THE PHI BETA
KAPPA ORATION (“AMERICAN SCHOLAR”), 1837
24. Ralph Waldo Emerson. An Oration, Delivered
Before the Phi Beta Kappa Society, at Cambridge, August 31, 1837 (Boston:
James Munroe and Company, 1837). Letterpress on paper; half bound
in light brown morocco and marbled paper boards; original printed light
brown paper wrapper retained. Myerson A5.1. Inscribed in Emerson’s
hand: “Rev. Dr. Francis, / With the respects of R.W.E.” From the
Emerson collection of William Taylor Newton, presented by Edith Emerson
Forbes and Edward Waldo Emerson, 1918.
On behalf of the Phi Beta Kappa standing committee at Harvard, Dr. Cornelius Conway Felton asked Emerson to deliver the Phi Beta Kappa oration on August 31, 1837. Ironically, he was requested to make what would turn out to be one of his most influential addresses in place of the Rev. Dr. Wainwright, who had agreed to speak but had backed out not long before the event. Emerson referred to the upcoming speech in a letter to his brother William on August 7th, and on August 17th wrote Margaret Fuller, asking her to return from Cambridge to Concord with him and Lidian after its delivery. The Emersons planned a meeting of “Mr. Hedge’s Club” in their Concord home the following day. Emerson read the speech, which lasted an hour and a quarter, after noon on the appointed day, in the meetinghouse at Harvard. His audience included more than two hundred Phi Beta Kappa members and some of his close friends and associates, Bronson Alcott and Frederic Henry Hedge among them.
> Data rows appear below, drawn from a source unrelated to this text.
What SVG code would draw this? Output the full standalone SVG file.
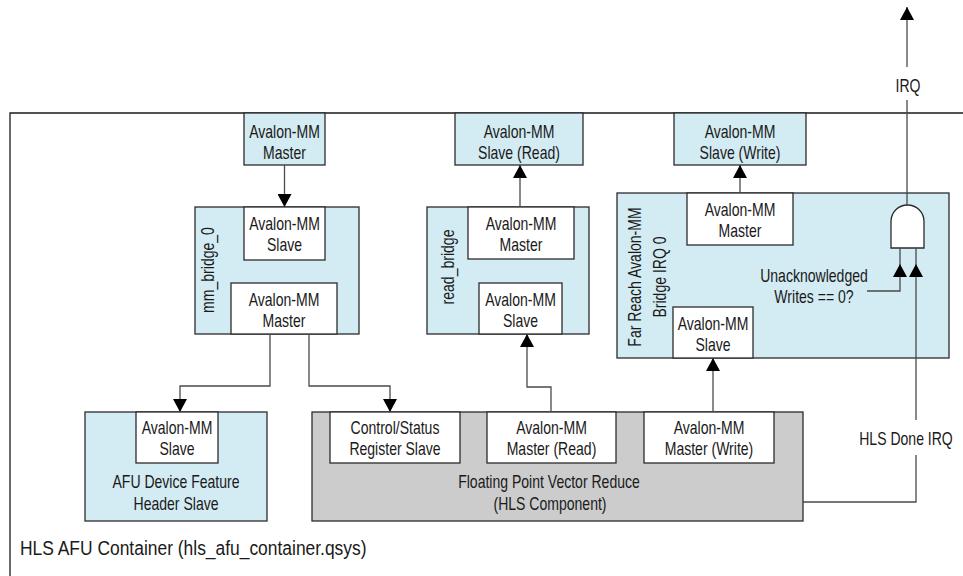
<svg xmlns="http://www.w3.org/2000/svg" width="963" height="576" viewBox="0 0 963 576">
  <style>
    text { font-family: "Liberation Sans", Arial, sans-serif; font-size: 18px; fill: #1a1a1a; text-anchor: middle; }
    .blue { fill: #d3ebf2; stroke: #2b2b2b; stroke-width: 1.3; }
    .gray { fill: #cccccc; stroke: #2b2b2b; stroke-width: 1.3; }
    .port { fill: #ffffff; stroke: #2b2b2b; stroke-width: 1.3; }
    .wire { fill: none; stroke: #4a4a4a; stroke-width: 1.3; }
    .frame { fill: none; stroke: #1a1a1a; stroke-width: 1.3; }
    .label-left { text-anchor: start; font-size: 21px; }
  </style>
  <defs>
    <marker id="arrow" viewBox="0 0 13 14" refX="13" refY="7" markerWidth="13" markerHeight="14" markerUnits="userSpaceOnUse" orient="auto">
      <path d="M0,0 L13,7 L0,14 Z" fill="#000000"/>
    </marker>
  </defs>

  <rect width="963" height="576" fill="#ffffff"/>

  <!-- container outline (open to the right and bottom) -->
  <g id="container">
    <path class="frame" d="M963,113 H10 V576"/>
    <text class="label-left" transform="translate(20,555) scale(0.83,1)">HLS AFU Container (hls_afu_container.qsys)</text>
  </g>

  <!-- external ports on the container edge -->
  <g id="ext-master">
    <rect class="blue" x="244" y="113" width="81" height="52"/>
    <text transform="translate(284.5,138) scale(0.78,1)">Avalon-MM</text>
    <text transform="translate(284.5,159) scale(0.78,1)">Master</text>
  </g>
  <g id="ext-slave-read">
    <rect class="blue" x="455" y="113" width="128" height="52"/>
    <text transform="translate(519,138) scale(0.78,1)">Avalon-MM</text>
    <text transform="translate(519,159) scale(0.78,1)">Slave (Read)</text>
  </g>
  <g id="ext-slave-write">
    <rect class="blue" x="674" y="113" width="132" height="52"/>
    <text transform="translate(740,138) scale(0.78,1)">Avalon-MM</text>
    <text transform="translate(740,159) scale(0.78,1)">Slave (Write)</text>
  </g>

  <!-- mm_bridge_0 -->
  <g id="mm-bridge-0">
    <rect class="blue" x="195" y="207" width="164" height="127"/>
    <text transform="translate(214,270) rotate(-90) scale(0.78,1)">mm_bridge_0</text>
    <rect class="port" x="244" y="207" width="81" height="53"/>
    <text transform="translate(284.5,230) scale(0.78,1)">Avalon-MM</text>
    <text transform="translate(284.5,251) scale(0.78,1)">Slave</text>
    <rect class="port" x="231" y="283" width="106" height="51"/>
    <text transform="translate(284,306) scale(0.78,1)">Avalon-MM</text>
    <text transform="translate(284,327) scale(0.78,1)">Master</text>
  </g>

  <!-- read_bridge -->
  <g id="read-bridge">
    <rect class="blue" x="427" y="207" width="162" height="127"/>
    <text transform="translate(454,267) rotate(-90) scale(0.78,1)">read_bridge</text>
    <rect class="port" x="468" y="207" width="106" height="52"/>
    <text transform="translate(521,230) scale(0.78,1)">Avalon-MM</text>
    <text transform="translate(521,251) scale(0.78,1)">Master</text>
    <rect class="port" x="479" y="283" width="83" height="51"/>
    <text transform="translate(520.5,306) scale(0.78,1)">Avalon-MM</text>
    <text transform="translate(520.5,327) scale(0.78,1)">Slave</text>
  </g>

  <!-- Far Reach Avalon-MM Bridge IRQ 0 -->
  <g id="far-reach-bridge">
    <rect class="blue" x="617" y="193" width="332" height="165"/>
    <text transform="translate(641,277) rotate(-90) scale(0.78,1)">Far Reach Avalon-MM</text>
    <text transform="translate(666,277) rotate(-90) scale(0.78,1)">Bridge IRQ 0</text>
    <rect class="port" x="687" y="193" width="106" height="52"/>
    <text transform="translate(740,216) scale(0.78,1)">Avalon-MM</text>
    <text transform="translate(740,237) scale(0.78,1)">Master</text>
    <rect class="port" x="673" y="307" width="80" height="51"/>
    <text transform="translate(713,330) scale(0.78,1)">Avalon-MM</text>
    <text transform="translate(713,351) scale(0.78,1)">Slave</text>
    <text transform="translate(814,282) scale(0.78,1)">Unacknowledged</text>
    <text transform="translate(814,303) scale(0.78,1)">Writes == 0?</text>
  </g>

  <!-- AND gate combining the write-ack condition with the HLS done interrupt -->
  <g id="and-gate">
    <path d="M891,248 V221.5 A16.5,16.5 0 0 1 924,221.5 V248 Z" fill="#ffffff" stroke="#2b2b2b" stroke-width="1.3"/>
  </g>

  <!-- AFU Device Feature Header -->
  <g id="afu-dfh">
    <rect class="blue" x="85" y="412" width="182" height="109"/>
    <rect class="port" x="136" y="412" width="82" height="51"/>
    <text transform="translate(177,434) scale(0.78,1)">Avalon-MM</text>
    <text transform="translate(177,455) scale(0.78,1)">Slave</text>
    <text transform="translate(176,488) scale(0.78,1)">AFU Device Feature</text>
    <text transform="translate(176,510) scale(0.78,1)">Header Slave</text>
  </g>

  <!-- Floating Point Vector Reduce HLS component -->
  <g id="fpvr">
    <rect class="gray" x="312" y="412" width="491" height="109"/>
    <rect class="port" x="330" y="412" width="130" height="51"/>
    <text transform="translate(395,434) scale(0.78,1)">Control/Status</text>
    <text transform="translate(395,455) scale(0.78,1)">Register Slave</text>
    <rect class="port" x="487" y="412" width="129" height="51"/>
    <text transform="translate(551.5,434) scale(0.78,1)">Avalon-MM</text>
    <text transform="translate(551.5,455) scale(0.78,1)">Master (Read)</text>
    <rect class="port" x="644" y="412" width="130" height="51"/>
    <text transform="translate(709,434) scale(0.78,1)">Avalon-MM</text>
    <text transform="translate(709,455) scale(0.78,1)">Master (Write)</text>
    <text transform="translate(549,488) scale(0.78,1)">Floating Point Vector Reduce</text>
    <text transform="translate(550,510) scale(0.78,1)">(HLS Component)</text>
  </g>

  <!-- connectors -->
  <g id="connectors">
    <path class="wire" d="M284.5,165 V207" marker-end="url(#arrow)"/>
    <path class="wire" d="M270,334 V386 H180 V412" marker-end="url(#arrow)"/>
    <path class="wire" d="M309,334 V386 H390 V412" marker-end="url(#arrow)"/>
    <path class="wire" d="M520,207 V165" marker-end="url(#arrow)"/>
    <path class="wire" d="M551,412 V387 H527 V334" marker-end="url(#arrow)"/>
    <path class="wire" d="M740,193 V165" marker-end="url(#arrow)"/>
    <path class="wire" d="M713,412 V358" marker-end="url(#arrow)"/>
    <!-- gate inputs -->
    <path class="wire" d="M867,291 H900 V264" marker-end="url(#arrow)"/>
    <path class="wire" d="M900,264 V248"/>
    <path class="wire" d="M803,502 H916 V455"/>
    <path class="wire" d="M916,420 V264" marker-end="url(#arrow)"/>
    <path class="wire" d="M916,264 V248"/>
    <text transform="translate(906,445) scale(0.78,1)">HLS Done IRQ</text>
    <!-- gate output -->
    <path class="wire" d="M907,205 V100"/>
    <path class="wire" d="M907,67 V7" marker-end="url(#arrow)"/>
    <text transform="translate(908,92) scale(0.78,1)">IRQ</text>
  </g>
</svg>
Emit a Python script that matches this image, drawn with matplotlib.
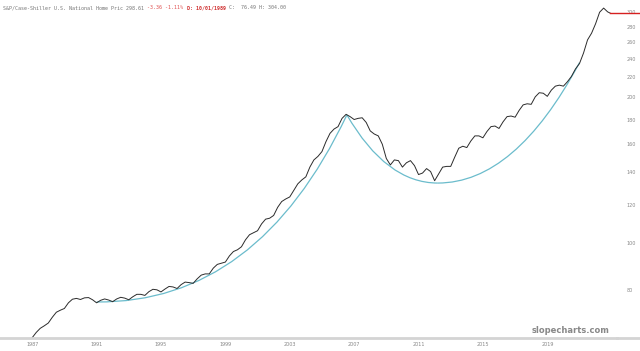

The orator called for a new American thought based on intellectual self-reliance rather than the thought of the past, for a new breed of American thinker freed from slavish devotion to inherited culture to realize his divinely inspired human capabilities. Emerson closed the address powerfully: “A nation of men will for the first time exist, because each believes himself inspired by the Divine Soul which also inspires all men.” The importance to Emerson of the unifying universal soul underlying the soul of each individual was jovially alluded to in a toast made at the dinner following the speech: “ … I suppose all know where the orator comes from; and I suppose all know what he has said; I give you The Spirit of Concord; it makes us all of One Mind.” The Phi Beta Kappa oration was first published in September, 1837, in an edition of five hundred copies, all of which were sold within a month’s time. (The copy shown here was inscribed by Emerson for Convers Francis, his fellow member of the Transcendental Club.) It was well-received, although—as with Nature—generally favorable reviewers offered criticism as well as praise. In the Boston Quarterly Review, for example, William Henry Channing judged Emerson “true, reverent, free, and loving” but regretted “that Mr. Emerson’s style is so little a transparent one.” It was later described by Oliver Wendell Holmes as “our intellectual Declaration of Independence.”